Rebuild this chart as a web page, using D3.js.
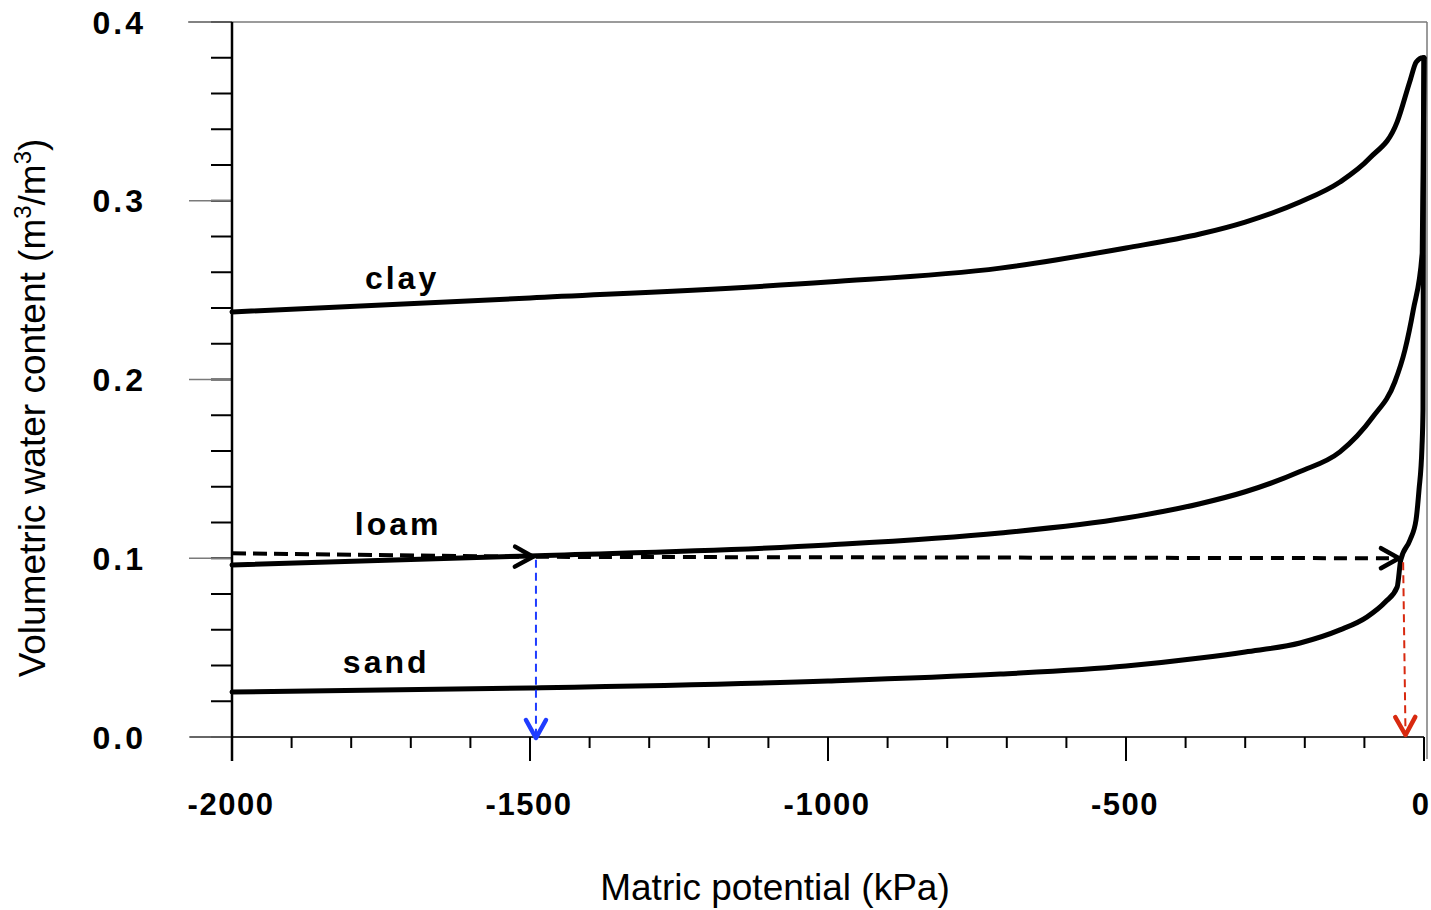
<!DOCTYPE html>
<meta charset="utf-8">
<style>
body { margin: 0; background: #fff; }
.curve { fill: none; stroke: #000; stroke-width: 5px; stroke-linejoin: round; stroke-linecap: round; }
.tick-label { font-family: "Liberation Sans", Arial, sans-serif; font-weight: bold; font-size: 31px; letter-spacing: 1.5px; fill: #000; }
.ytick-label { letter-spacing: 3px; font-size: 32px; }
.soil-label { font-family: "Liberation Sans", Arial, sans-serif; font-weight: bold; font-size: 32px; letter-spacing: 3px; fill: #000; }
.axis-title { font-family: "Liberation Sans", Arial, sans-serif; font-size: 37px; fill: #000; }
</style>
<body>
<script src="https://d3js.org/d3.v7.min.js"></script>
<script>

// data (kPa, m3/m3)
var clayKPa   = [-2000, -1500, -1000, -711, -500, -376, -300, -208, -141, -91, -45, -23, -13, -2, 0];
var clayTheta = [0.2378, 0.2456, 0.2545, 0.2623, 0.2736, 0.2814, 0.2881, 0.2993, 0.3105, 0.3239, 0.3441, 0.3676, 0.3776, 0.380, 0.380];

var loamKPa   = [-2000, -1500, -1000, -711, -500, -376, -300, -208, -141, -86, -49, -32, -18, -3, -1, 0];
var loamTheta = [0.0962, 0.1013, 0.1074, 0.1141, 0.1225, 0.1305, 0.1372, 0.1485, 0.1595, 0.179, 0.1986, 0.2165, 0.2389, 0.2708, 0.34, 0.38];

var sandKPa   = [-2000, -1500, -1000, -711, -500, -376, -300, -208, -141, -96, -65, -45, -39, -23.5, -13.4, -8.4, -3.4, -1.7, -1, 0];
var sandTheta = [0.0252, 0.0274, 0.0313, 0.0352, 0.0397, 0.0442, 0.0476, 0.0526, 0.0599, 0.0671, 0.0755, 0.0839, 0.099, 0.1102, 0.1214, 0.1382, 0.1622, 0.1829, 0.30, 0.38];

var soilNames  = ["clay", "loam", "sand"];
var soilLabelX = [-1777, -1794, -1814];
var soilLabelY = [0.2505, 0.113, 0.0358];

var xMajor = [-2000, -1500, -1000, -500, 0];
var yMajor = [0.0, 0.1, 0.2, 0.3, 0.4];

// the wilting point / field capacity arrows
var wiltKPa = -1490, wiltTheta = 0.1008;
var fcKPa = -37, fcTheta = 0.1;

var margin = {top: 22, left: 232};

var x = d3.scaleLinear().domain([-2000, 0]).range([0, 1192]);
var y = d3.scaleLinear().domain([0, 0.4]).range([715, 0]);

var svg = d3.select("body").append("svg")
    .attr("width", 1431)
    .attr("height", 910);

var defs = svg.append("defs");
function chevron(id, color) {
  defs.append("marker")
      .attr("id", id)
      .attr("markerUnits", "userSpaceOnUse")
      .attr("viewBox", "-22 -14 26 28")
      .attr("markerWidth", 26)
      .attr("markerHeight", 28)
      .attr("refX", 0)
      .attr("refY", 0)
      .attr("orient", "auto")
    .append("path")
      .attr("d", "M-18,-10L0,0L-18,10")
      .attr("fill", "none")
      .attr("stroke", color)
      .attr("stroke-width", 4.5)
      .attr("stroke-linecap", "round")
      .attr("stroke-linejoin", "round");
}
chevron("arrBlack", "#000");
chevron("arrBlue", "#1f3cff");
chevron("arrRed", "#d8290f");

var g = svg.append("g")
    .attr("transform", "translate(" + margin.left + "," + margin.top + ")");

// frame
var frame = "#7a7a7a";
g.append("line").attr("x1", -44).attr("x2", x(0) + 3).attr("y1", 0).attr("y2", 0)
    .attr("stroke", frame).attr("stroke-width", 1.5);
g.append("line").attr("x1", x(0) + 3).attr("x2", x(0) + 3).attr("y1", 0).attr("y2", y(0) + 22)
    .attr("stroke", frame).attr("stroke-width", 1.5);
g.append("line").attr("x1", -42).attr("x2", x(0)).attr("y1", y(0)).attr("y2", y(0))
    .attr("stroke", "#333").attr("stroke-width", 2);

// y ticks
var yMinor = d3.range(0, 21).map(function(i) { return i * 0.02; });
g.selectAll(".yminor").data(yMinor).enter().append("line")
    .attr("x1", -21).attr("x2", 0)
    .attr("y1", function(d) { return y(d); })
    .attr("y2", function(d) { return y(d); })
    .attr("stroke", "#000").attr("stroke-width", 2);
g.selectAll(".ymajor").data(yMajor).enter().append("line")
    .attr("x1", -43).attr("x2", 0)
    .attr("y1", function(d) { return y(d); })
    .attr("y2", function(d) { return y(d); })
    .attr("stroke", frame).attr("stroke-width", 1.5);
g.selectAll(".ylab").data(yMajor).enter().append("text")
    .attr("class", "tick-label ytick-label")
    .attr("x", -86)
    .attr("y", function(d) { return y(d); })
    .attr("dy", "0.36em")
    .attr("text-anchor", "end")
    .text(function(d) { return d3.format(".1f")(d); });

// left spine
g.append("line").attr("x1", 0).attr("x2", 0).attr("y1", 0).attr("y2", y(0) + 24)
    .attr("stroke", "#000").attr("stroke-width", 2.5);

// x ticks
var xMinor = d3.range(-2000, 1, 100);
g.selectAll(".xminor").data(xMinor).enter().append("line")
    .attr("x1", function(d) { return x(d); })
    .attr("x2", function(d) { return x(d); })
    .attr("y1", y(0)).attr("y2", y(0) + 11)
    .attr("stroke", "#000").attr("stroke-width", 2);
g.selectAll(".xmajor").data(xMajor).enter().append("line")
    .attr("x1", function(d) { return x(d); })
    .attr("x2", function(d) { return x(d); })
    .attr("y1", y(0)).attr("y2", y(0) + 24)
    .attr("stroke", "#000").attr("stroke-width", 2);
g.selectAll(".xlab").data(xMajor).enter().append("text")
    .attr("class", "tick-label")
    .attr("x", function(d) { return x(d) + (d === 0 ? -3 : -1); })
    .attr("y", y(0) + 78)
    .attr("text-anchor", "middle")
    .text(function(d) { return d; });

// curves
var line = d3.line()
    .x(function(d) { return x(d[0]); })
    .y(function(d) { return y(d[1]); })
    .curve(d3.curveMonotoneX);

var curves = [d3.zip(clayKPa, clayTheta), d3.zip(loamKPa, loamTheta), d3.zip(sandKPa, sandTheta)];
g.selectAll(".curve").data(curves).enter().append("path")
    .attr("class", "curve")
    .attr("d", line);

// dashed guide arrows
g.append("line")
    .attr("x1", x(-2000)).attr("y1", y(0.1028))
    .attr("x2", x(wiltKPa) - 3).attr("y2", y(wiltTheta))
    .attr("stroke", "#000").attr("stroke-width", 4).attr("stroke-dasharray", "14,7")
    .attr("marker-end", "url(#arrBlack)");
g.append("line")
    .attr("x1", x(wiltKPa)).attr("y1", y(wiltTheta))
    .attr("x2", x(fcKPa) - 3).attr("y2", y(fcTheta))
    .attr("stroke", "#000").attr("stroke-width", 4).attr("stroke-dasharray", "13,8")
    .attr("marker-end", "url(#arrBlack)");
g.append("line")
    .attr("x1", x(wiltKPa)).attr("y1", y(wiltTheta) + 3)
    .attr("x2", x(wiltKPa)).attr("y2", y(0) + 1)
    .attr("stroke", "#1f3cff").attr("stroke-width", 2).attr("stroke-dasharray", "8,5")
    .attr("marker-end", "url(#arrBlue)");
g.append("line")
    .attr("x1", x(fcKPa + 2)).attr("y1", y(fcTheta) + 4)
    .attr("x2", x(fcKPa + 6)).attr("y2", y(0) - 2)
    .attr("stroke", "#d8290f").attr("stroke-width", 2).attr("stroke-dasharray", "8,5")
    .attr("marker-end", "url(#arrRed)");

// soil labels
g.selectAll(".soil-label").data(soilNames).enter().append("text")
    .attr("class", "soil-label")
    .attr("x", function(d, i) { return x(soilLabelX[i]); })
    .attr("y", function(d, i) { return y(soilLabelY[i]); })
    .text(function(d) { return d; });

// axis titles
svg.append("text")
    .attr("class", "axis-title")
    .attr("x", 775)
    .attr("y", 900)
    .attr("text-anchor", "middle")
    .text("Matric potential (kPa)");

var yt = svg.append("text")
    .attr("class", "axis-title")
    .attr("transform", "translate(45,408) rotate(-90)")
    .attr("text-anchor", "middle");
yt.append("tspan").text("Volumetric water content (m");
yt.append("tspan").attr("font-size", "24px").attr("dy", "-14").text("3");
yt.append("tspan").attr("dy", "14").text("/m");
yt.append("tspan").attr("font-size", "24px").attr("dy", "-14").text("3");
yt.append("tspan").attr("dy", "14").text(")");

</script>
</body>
# # # # #
Aim. With the pictures left out, restate word for word every line of the data above, from the first down to the line that contains "0.2708, 0.34, 0.38];".

Final result.
Rebuild this chart as a web page, using D3.js.
<!DOCTYPE html>
<meta charset="utf-8">
<style>
body { margin: 0; background: #fff; }
.curve { fill: none; stroke: #000; stroke-width: 5px; stroke-linejoin: round; stroke-linecap: round; }
.tick-label { font-family: "Liberation Sans", Arial, sans-serif; font-weight: bold; font-size: 31px; letter-spacing: 1.5px; fill: #000; }
.ytick-label { letter-spacing: 3px; font-size: 32px; }
.soil-label { font-family: "Liberation Sans", Arial, sans-serif; font-weight: bold; font-size: 32px; letter-spacing: 3px; fill: #000; }
.axis-title { font-family: "Liberation Sans", Arial, sans-serif; font-size: 37px; fill: #000; }
</style>
<body>
<script src="https://d3js.org/d3.v7.min.js"></script>
<script>

// data (kPa, m3/m3)
var clayKPa   = [-2000, -1500, -1000, -711, -500, -376, -300, -208, -141, -91, -45, -23, -13, -2, 0];
var clayTheta = [0.2378, 0.2456, 0.2545, 0.2623, 0.2736, 0.2814, 0.2881, 0.2993, 0.3105, 0.3239, 0.3441, 0.3676, 0.3776, 0.380, 0.380];

var loamKPa   = [-2000, -1500, -1000, -711, -500, -376, -300, -208, -141, -86, -49, -32, -18, -3, -1, 0];
var loamTheta = [0.0962, 0.1013, 0.1074, 0.1141, 0.1225, 0.1305, 0.1372, 0.1485, 0.1595, 0.179, 0.1986, 0.2165, 0.2389, 0.2708, 0.34, 0.38];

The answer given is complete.